### WRITTEN REQUEST
Give back the full listing, character for character, with no pictures.

### DATASET EXTRACT
———
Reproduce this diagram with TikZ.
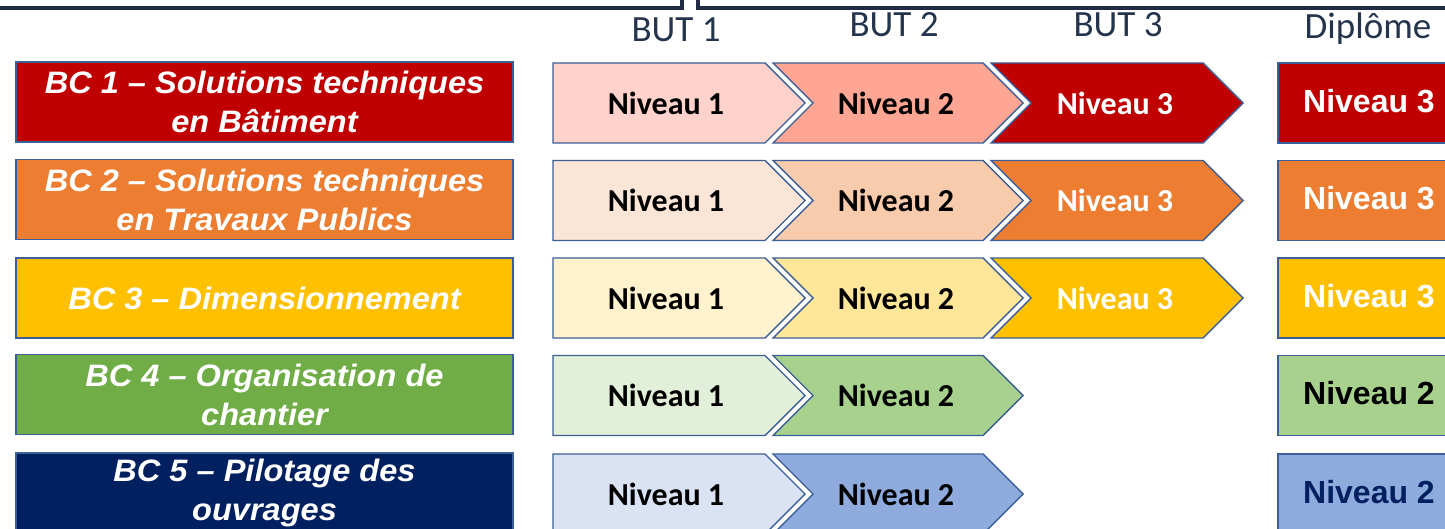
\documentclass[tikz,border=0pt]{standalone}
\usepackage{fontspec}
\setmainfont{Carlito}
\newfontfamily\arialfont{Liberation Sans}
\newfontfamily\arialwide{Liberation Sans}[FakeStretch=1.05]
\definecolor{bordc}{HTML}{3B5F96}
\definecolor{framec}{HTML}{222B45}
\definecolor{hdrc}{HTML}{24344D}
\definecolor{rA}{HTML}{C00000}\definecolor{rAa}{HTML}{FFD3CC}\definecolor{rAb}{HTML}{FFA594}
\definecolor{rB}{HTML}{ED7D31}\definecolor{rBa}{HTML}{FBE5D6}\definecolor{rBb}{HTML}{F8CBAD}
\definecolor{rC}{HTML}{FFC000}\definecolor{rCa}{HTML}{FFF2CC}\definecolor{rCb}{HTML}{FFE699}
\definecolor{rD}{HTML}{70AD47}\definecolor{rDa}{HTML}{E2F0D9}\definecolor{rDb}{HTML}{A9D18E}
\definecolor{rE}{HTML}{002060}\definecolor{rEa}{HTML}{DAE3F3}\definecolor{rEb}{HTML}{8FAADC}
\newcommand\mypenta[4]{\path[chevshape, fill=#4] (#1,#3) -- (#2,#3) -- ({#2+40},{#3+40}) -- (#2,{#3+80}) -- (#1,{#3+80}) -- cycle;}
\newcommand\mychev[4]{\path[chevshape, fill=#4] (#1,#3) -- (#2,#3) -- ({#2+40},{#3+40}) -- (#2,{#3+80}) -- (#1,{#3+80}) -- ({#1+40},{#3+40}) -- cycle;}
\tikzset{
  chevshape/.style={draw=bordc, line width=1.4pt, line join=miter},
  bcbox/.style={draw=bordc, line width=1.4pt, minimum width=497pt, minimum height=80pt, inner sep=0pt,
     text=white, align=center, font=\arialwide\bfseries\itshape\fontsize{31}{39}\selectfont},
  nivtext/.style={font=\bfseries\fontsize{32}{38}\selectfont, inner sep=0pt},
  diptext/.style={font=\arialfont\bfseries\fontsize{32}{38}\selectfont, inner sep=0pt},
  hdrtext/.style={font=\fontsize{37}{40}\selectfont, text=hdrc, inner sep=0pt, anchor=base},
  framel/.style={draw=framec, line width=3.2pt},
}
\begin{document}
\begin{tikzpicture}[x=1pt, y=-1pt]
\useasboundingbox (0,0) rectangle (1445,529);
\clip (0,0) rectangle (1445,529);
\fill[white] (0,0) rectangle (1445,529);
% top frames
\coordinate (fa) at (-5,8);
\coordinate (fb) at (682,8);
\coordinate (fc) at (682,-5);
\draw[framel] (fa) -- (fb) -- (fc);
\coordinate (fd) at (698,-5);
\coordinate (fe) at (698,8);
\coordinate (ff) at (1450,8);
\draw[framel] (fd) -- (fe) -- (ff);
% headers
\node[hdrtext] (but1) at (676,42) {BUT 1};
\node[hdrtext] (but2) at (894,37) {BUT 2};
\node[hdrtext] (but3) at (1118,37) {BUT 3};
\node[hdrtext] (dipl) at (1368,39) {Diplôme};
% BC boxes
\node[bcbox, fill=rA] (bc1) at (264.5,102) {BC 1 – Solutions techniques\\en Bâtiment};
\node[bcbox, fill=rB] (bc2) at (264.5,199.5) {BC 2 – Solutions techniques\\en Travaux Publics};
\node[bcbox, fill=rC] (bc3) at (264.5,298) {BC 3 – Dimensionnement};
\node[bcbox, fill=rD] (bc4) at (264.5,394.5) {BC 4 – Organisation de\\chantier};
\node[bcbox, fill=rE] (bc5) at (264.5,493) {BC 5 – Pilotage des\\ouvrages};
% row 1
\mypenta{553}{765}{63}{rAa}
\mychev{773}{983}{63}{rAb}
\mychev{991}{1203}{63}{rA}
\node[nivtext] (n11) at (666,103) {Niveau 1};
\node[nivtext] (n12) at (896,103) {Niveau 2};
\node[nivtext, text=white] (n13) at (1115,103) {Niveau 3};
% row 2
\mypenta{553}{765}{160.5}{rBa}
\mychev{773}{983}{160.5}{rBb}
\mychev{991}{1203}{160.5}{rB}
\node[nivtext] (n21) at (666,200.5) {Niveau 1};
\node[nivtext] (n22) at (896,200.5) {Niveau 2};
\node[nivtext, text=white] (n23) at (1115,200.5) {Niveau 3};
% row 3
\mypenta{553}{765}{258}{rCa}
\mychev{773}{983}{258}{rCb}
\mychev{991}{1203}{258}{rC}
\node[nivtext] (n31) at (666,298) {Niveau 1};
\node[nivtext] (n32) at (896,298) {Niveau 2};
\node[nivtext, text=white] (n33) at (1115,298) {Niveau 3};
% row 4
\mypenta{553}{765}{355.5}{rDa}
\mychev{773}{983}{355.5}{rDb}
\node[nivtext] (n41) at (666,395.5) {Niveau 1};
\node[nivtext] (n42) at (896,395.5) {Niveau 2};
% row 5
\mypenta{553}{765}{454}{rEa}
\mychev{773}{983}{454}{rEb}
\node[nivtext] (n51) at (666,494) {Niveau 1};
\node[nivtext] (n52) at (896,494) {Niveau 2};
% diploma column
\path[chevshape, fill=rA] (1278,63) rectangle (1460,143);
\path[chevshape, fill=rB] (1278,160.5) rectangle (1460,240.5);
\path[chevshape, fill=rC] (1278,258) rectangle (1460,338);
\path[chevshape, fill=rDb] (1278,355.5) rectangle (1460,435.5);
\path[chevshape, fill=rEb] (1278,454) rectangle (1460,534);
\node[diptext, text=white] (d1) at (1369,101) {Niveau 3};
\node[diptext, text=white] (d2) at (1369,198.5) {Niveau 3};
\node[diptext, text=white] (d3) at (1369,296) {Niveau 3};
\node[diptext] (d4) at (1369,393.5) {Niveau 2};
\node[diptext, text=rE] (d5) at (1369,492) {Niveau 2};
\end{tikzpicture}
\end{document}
———
### THE OUTPUT
Reproduce this diagram with TikZ.
\documentclass[tikz,border=0pt]{standalone}
\usepackage{fontspec}
\setmainfont{Carlito}
\newfontfamily\arialfont{Liberation Sans}
\newfontfamily\arialwide{Liberation Sans}[FakeStretch=1.05]
\definecolor{bordc}{HTML}{3B5F96}
\definecolor{framec}{HTML}{222B45}
\definecolor{hdrc}{HTML}{24344D}
\definecolor{rA}{HTML}{C00000}\definecolor{rAa}{HTML}{FFD3CC}\definecolor{rAb}{HTML}{FFA594}
\definecolor{rB}{HTML}{ED7D31}\definecolor{rBa}{HTML}{FBE5D6}\definecolor{rBb}{HTML}{F8CBAD}
\definecolor{rC}{HTML}{FFC000}\definecolor{rCa}{HTML}{FFF2CC}\definecolor{rCb}{HTML}{FFE699}
\definecolor{rD}{HTML}{70AD47}\definecolor{rDa}{HTML}{E2F0D9}\definecolor{rDb}{HTML}{A9D18E}
\definecolor{rE}{HTML}{002060}\definecolor{rEa}{HTML}{DAE3F3}\definecolor{rEb}{HTML}{8FAADC}
\newcommand\mypenta[4]{\path[chevshape, fill=#4] (#1,#3) -- (#2,#3) -- ({#2+40},{#3+40}) -- (#2,{#3+80}) -- (#1,{#3+80}) -- cycle;}
\newcommand\mychev[4]{\path[chevshape, fill=#4] (#1,#3) -- (#2,#3) -- ({#2+40},{#3+40}) -- (#2,{#3+80}) -- (#1,{#3+80}) -- ({#1+40},{#3+40}) -- cycle;}
\tikzset{
  chevshape/.style={draw=bordc, line width=1.4pt, line join=miter},
  bcbox/.style={draw=bordc, line width=1.4pt, minimum width=497pt, minimum height=80pt, inner sep=0pt,
     text=white, align=center, font=\arialwide\bfseries\itshape\fontsize{31}{39}\selectfont},
  nivtext/.style={font=\bfseries\fontsize{32}{38}\selectfont, inner sep=0pt},
  diptext/.style={font=\arialfont\bfseries\fontsize{32}{38}\selectfont, inner sep=0pt},
  hdrtext/.style={font=\fontsize{37}{40}\selectfont, text=hdrc, inner sep=0pt, anchor=base},
  framel/.style={draw=framec, line width=3.2pt},
}
\begin{document}
\begin{tikzpicture}[x=1pt, y=-1pt]
\useasboundingbox (0,0) rectangle (1445,529);
\clip (0,0) rectangle (1445,529);
\fill[white] (0,0) rectangle (1445,529);
% top frames
\coordinate (fa) at (-5,8);
\coordinate (fb) at (682,8);
\coordinate (fc) at (682,-5);
\draw[framel] (fa) -- (fb) -- (fc);
\coordinate (fd) at (698,-5);
\coordinate (fe) at (698,8);
\coordinate (ff) at (1450,8);
\draw[framel] (fd) -- (fe) -- (ff);
% headers
\node[hdrtext] (but1) at (676,42) {BUT 1};
\node[hdrtext] (but2) at (894,37) {BUT 2};
\node[hdrtext] (but3) at (1118,37) {BUT 3};
\node[hdrtext] (dipl) at (1368,39) {Diplôme};
% BC boxes
\node[bcbox, fill=rA] (bc1) at (264.5,102) {BC 1 – Solutions techniques\\en Bâtiment};
\node[bcbox, fill=rB] (bc2) at (264.5,199.5) {BC 2 – Solutions techniques\\en Travaux Publics};
\node[bcbox, fill=rC] (bc3) at (264.5,298) {BC 3 – Dimensionnement};
\node[bcbox, fill=rD] (bc4) at (264.5,394.5) {BC 4 – Organisation de\\chantier};
\node[bcbox, fill=rE] (bc5) at (264.5,493) {BC 5 – Pilotage des\\ouvrages};
% row 1
\mypenta{553}{765}{63}{rAa}
\mychev{773}{983}{63}{rAb}
\mychev{991}{1203}{63}{rA}
\node[nivtext] (n11) at (666,103) {Niveau 1};
\node[nivtext] (n12) at (896,103) {Niveau 2};
\node[nivtext, text=white] (n13) at (1115,103) {Niveau 3};
% row 2
\mypenta{553}{765}{160.5}{rBa}
\mychev{773}{983}{160.5}{rBb}
\mychev{991}{1203}{160.5}{rB}
\node[nivtext] (n21) at (666,200.5) {Niveau 1};
\node[nivtext] (n22) at (896,200.5) {Niveau 2};
\node[nivtext, text=white] (n23) at (1115,200.5) {Niveau 3};
% row 3
\mypenta{553}{765}{258}{rCa}
\mychev{773}{983}{258}{rCb}
\mychev{991}{1203}{258}{rC}
\node[nivtext] (n31) at (666,298) {Niveau 1};
\node[nivtext] (n32) at (896,298) {Niveau 2};
\node[nivtext, text=white] (n33) at (1115,298) {Niveau 3};
% row 4
\mypenta{553}{765}{355.5}{rDa}
\mychev{773}{983}{355.5}{rDb}
\node[nivtext] (n41) at (666,395.5) {Niveau 1};
\node[nivtext] (n42) at (896,395.5) {Niveau 2};
% row 5
\mypenta{553}{765}{454}{rEa}
\mychev{773}{983}{454}{rEb}
\node[nivtext] (n51) at (666,494) {Niveau 1};
\node[nivtext] (n52) at (896,494) {Niveau 2};
% diploma column
\path[chevshape, fill=rA] (1278,63) rectangle (1460,143);
\path[chevshape, fill=rB] (1278,160.5) rectangle (1460,240.5);
\path[chevshape, fill=rC] (1278,258) rectangle (1460,338);
\path[chevshape, fill=rDb] (1278,355.5) rectangle (1460,435.5);
\path[chevshape, fill=rEb] (1278,454) rectangle (1460,534);
\node[diptext, text=white] (d1) at (1369,101) {Niveau 3};
\node[diptext, text=white] (d2) at (1369,198.5) {Niveau 3};
\node[diptext, text=white] (d3) at (1369,296) {Niveau 3};
\node[diptext] (d4) at (1369,393.5) {Niveau 2};
\node[diptext, text=rE] (d5) at (1369,492) {Niveau 2};
\end{tikzpicture}
\end{document}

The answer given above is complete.